There was general manager Mike Tannenbaum's celebration of Santonio Holmes because the receiver made a catch in practice … with no pads on. There was Rex Ryan's plea for snacktime. There was special teams coach Mike Westhoff cursing the Redskins, a team with which the Jets have no real rivalry. There was, obviously, a lot.
But the weirdest moment of all might have been when Ryan said that Mark Sanchez was the clear-cut No. 1 guy at the quarterback position.
Was it really all that clear-cut?
Sanchez had just completed a fairly atrocious rookie campaign in which he threw 20 picks. The team won, yes, but it was as much in spite of Sanchez's presence as it was because of Sanchez's presence.
Now, in mid-December of 2010, 28 games into Sanchez's career, the head coach is finally starting to see that perhaps Sanchez is not the Sanchize. He admitted after Sunday's loss that he considered taking Sanchez out of the game … in favor of 40-year-old Mark Brunell. Ultimately, though, Ryan said he figured Sanchez gave his team the best chance to win.
What made him feel that way is anyone's guess. He's now failed to lead the Jets to a touchdown on two straight weeks. Yes, you can say his pass to Santonio Holmes was as perfect as perfect gets, but his goal-line interception last week in New England was so bad that it should have counted as two. He's completed just 44 percent of his passes the last two weeks, throwing no touchdowns and four interceptions.
In fact, in eight career games in December in January, Sanchez is just 120-for-227 (52.9 percent) for an average of 157.56 yards per game and a total of six touchdowns and six interceptions. He's also fumbled six times, turning it over just once. Whether that's because of the increasing pressure in the final month of the season and the playoffs or the weather turning cold and windy or a combination of both doesn't matter.
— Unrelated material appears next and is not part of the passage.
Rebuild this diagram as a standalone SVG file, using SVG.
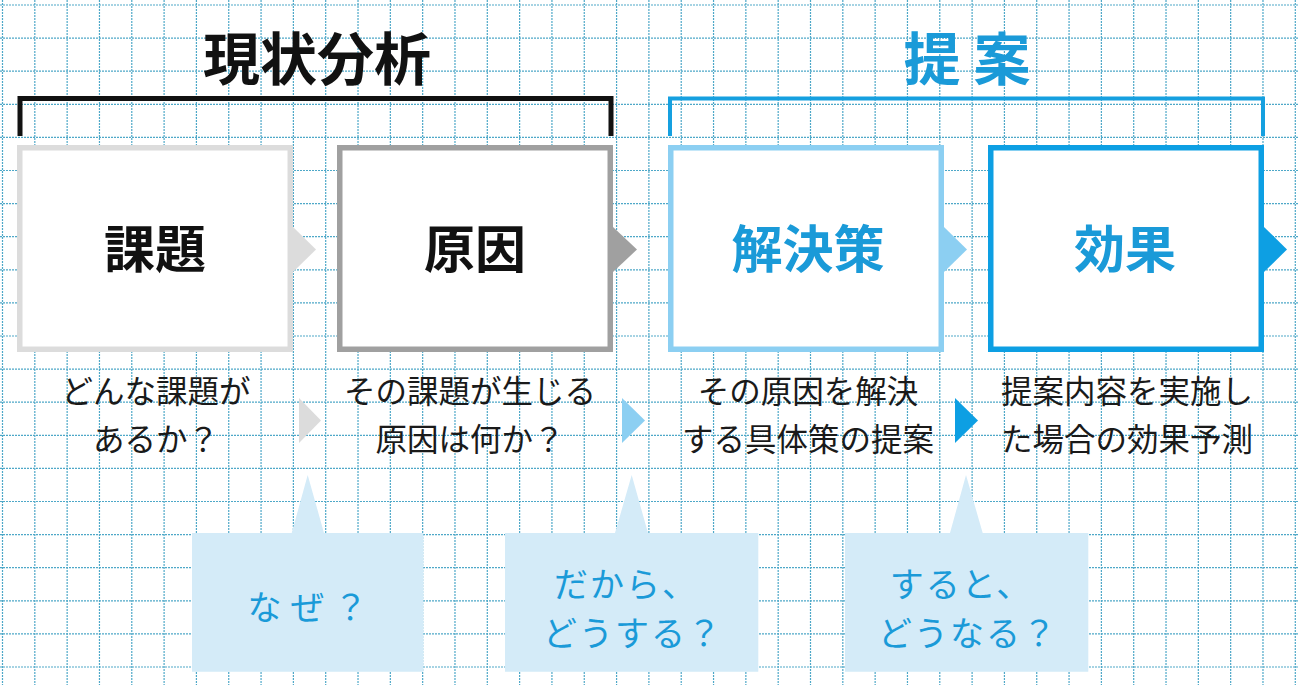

What matters is the kid isn't getting it done.
It should be enough reason for some panic in New York — especially considering Sanchez's obvious struggles with confidence.
"I can't play like that," Sanchez said after Sunday's loss. "I can't be a roller coaster."
He might be saying it, but a roller coaster seems to be the only thing that Sanchez can successfully be.
Even Joe Namath doesn't like what he sees, as the most famous Jets quarterback in history took to Twitter to declare that "Mark is beginning to scare me."
What Ryan and Namath are seeing is what most people have been seeing for two years. Sanchez can make a great pass from time to time, but you have to wonder about his makeup. You have to wonder if he can handle playing in cold weather. You have to wonder if he's the right man to lead this team to a Super Bowl.
If he's not, you have to make a change. This team made it very clear from the beginning of the season that there was just one goal, and that was winning it all. If Sanchez can't rise up in a key divisional battle on national television, and if he falls flat on his face in a much less meaningful game just six days later, does he have what it takes to win with all the marbles on the line?
That's a question the Jets, from the top of the organization to the bottom (where Sal Alosi currently resides), have to be asking themselves on Monday morning.